— Begin Dataset extract —
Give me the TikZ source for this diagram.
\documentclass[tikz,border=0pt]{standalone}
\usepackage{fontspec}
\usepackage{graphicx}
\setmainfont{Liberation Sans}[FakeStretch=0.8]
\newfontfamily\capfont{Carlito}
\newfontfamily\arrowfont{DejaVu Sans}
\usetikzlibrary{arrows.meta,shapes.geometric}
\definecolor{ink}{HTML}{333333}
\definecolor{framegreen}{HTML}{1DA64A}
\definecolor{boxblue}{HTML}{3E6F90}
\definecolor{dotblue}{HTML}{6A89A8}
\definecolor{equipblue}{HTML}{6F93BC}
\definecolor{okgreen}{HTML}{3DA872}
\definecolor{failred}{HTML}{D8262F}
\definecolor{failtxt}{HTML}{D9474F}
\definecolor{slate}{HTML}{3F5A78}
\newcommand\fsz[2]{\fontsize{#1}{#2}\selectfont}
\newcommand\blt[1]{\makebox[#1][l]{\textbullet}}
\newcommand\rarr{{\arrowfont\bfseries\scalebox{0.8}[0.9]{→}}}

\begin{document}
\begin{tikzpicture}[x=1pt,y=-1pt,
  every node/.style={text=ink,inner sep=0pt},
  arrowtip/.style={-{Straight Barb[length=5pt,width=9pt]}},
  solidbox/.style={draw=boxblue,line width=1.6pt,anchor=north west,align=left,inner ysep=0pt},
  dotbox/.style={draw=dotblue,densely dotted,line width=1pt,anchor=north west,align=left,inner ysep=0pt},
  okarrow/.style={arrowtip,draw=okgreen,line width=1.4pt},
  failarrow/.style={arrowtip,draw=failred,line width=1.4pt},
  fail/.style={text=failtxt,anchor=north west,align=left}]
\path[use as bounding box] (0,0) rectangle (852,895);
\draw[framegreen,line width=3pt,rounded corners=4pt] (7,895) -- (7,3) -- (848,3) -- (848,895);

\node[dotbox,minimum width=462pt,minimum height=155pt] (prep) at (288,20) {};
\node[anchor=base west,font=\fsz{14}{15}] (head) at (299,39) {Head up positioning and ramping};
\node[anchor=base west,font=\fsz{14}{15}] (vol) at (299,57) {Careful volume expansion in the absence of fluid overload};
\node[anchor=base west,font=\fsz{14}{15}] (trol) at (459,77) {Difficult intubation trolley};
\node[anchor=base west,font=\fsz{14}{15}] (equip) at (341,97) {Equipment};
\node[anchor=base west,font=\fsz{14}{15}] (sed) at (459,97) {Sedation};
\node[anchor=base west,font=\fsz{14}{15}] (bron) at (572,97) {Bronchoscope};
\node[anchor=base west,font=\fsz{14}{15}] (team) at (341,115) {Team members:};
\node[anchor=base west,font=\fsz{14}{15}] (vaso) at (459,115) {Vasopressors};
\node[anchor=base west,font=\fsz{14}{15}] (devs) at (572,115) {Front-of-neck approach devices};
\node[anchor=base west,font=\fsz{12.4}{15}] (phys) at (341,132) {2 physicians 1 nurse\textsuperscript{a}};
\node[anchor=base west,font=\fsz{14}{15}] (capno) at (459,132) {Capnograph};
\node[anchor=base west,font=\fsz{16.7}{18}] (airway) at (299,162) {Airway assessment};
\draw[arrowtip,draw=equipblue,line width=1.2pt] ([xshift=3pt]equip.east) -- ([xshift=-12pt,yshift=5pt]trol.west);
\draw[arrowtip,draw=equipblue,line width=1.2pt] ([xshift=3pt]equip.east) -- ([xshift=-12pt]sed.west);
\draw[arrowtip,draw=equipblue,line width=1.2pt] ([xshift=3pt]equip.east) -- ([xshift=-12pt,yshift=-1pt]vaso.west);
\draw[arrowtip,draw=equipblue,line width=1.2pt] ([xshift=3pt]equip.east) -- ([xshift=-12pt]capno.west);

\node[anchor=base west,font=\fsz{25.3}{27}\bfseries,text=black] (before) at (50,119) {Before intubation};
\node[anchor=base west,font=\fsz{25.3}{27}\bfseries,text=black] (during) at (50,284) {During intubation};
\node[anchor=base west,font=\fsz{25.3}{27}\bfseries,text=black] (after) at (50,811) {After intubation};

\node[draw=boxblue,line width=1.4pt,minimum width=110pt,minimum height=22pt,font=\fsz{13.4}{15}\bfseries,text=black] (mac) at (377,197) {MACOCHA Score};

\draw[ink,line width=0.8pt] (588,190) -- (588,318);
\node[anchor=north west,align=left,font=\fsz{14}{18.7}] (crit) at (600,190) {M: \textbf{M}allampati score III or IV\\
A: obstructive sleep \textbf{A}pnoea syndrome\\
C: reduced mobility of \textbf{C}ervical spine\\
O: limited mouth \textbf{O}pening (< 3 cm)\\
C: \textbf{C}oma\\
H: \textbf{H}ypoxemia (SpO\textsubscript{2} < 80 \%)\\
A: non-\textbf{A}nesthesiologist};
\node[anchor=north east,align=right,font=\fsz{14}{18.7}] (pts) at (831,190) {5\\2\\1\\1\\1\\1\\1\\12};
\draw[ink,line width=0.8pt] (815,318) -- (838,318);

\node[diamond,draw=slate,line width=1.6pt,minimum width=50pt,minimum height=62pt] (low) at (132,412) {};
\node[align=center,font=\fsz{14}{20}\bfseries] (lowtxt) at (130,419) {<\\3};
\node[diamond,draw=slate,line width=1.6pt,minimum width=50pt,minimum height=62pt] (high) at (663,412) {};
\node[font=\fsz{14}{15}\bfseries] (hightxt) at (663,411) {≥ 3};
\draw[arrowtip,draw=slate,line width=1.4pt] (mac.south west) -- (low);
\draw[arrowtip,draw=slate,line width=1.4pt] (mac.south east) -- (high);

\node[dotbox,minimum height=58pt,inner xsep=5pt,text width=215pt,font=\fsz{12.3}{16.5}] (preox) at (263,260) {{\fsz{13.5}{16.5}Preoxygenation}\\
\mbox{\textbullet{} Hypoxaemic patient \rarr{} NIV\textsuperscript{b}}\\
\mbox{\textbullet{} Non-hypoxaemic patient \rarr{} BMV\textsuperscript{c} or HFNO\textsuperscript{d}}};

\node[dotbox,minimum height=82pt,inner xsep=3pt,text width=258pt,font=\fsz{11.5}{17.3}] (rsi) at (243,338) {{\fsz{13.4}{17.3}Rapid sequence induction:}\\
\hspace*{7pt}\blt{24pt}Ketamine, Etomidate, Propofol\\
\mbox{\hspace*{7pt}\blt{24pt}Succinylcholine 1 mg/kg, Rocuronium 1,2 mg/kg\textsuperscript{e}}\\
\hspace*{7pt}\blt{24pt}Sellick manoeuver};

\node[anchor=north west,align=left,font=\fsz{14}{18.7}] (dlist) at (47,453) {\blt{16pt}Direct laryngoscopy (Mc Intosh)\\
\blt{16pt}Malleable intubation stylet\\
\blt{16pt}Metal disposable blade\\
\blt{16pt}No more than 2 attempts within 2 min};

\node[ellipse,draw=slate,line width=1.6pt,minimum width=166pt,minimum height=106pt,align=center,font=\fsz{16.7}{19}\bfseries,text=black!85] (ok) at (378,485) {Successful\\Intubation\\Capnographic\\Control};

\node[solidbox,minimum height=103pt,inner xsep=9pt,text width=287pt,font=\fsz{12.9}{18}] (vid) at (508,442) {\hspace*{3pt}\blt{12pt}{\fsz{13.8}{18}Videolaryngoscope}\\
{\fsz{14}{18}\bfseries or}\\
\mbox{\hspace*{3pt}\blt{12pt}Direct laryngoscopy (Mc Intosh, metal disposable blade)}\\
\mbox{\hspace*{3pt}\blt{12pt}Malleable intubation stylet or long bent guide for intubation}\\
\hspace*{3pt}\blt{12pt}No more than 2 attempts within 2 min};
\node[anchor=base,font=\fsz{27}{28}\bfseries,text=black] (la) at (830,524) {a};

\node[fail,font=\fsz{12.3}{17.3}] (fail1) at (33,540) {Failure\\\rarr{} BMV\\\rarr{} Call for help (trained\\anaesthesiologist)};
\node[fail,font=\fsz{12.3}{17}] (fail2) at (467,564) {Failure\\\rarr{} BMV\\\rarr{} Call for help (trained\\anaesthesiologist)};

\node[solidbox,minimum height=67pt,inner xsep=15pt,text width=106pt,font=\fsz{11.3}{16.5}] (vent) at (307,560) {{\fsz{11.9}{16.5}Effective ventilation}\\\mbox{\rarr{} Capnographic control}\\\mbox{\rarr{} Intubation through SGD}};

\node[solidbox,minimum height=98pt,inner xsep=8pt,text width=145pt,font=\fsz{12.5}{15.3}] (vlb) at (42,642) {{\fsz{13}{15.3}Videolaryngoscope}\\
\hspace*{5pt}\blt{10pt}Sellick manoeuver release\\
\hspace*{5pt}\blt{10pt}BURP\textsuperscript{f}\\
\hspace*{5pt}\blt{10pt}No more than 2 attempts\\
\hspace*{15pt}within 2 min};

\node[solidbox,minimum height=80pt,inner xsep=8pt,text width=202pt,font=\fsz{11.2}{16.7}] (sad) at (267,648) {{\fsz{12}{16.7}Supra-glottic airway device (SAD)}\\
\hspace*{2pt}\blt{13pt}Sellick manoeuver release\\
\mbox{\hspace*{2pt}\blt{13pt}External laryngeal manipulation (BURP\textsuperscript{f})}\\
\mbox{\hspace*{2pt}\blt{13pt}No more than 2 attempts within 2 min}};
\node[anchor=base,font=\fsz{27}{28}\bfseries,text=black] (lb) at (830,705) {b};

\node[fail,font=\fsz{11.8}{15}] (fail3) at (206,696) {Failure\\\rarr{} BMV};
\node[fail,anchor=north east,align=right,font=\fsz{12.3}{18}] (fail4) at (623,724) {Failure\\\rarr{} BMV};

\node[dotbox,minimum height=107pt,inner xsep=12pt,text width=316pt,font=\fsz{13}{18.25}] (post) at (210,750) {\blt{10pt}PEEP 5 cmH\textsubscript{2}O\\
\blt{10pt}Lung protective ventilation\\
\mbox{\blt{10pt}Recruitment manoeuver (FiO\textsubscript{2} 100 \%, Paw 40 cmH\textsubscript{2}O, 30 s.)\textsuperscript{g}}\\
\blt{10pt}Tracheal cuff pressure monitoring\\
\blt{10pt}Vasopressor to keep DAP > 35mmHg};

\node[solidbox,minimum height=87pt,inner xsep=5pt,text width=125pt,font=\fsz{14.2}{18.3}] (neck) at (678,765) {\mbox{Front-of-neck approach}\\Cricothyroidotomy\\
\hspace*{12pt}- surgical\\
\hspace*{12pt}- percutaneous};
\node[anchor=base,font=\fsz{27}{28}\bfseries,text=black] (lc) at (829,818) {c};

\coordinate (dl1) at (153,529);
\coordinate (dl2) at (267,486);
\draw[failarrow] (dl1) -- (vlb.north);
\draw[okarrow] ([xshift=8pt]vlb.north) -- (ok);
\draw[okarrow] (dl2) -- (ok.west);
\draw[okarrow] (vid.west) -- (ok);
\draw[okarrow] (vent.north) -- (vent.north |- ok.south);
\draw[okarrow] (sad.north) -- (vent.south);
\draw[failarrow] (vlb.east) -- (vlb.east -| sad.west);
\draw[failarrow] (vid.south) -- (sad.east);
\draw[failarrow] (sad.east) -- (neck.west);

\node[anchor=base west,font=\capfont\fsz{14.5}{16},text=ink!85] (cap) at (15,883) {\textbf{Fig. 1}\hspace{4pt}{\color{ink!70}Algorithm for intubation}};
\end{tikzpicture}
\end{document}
— End Dataset extract —
» **What the task requires**:
Restate the listing exactly, starting at its first line and ending at the line where "(848,3) -- (848,895);" occurs; include both and no other lines.

» **Answer in full**:
Give me the TikZ source for this diagram.
\documentclass[tikz,border=0pt]{standalone}
\usepackage{fontspec}
\usepackage{graphicx}
\setmainfont{Liberation Sans}[FakeStretch=0.8]
\newfontfamily\capfont{Carlito}
\newfontfamily\arrowfont{DejaVu Sans}
\usetikzlibrary{arrows.meta,shapes.geometric}
\definecolor{ink}{HTML}{333333}
\definecolor{framegreen}{HTML}{1DA64A}
\definecolor{boxblue}{HTML}{3E6F90}
\definecolor{dotblue}{HTML}{6A89A8}
\definecolor{equipblue}{HTML}{6F93BC}
\definecolor{okgreen}{HTML}{3DA872}
\definecolor{failred}{HTML}{D8262F}
\definecolor{failtxt}{HTML}{D9474F}
\definecolor{slate}{HTML}{3F5A78}
\newcommand\fsz[2]{\fontsize{#1}{#2}\selectfont}
\newcommand\blt[1]{\makebox[#1][l]{\textbullet}}
\newcommand\rarr{{\arrowfont\bfseries\scalebox{0.8}[0.9]{→}}}

\begin{document}
\begin{tikzpicture}[x=1pt,y=-1pt,
  every node/.style={text=ink,inner sep=0pt},
  arrowtip/.style={-{Straight Barb[length=5pt,width=9pt]}},
  solidbox/.style={draw=boxblue,line width=1.6pt,anchor=north west,align=left,inner ysep=0pt},
  dotbox/.style={draw=dotblue,densely dotted,line width=1pt,anchor=north west,align=left,inner ysep=0pt},
  okarrow/.style={arrowtip,draw=okgreen,line width=1.4pt},
  failarrow/.style={arrowtip,draw=failred,line width=1.4pt},
  fail/.style={text=failtxt,anchor=north west,align=left}]
\path[use as bounding box] (0,0) rectangle (852,895);
\draw[framegreen,line width=3pt,rounded corners=4pt] (7,895) -- (7,3) -- (848,3) -- (848,895);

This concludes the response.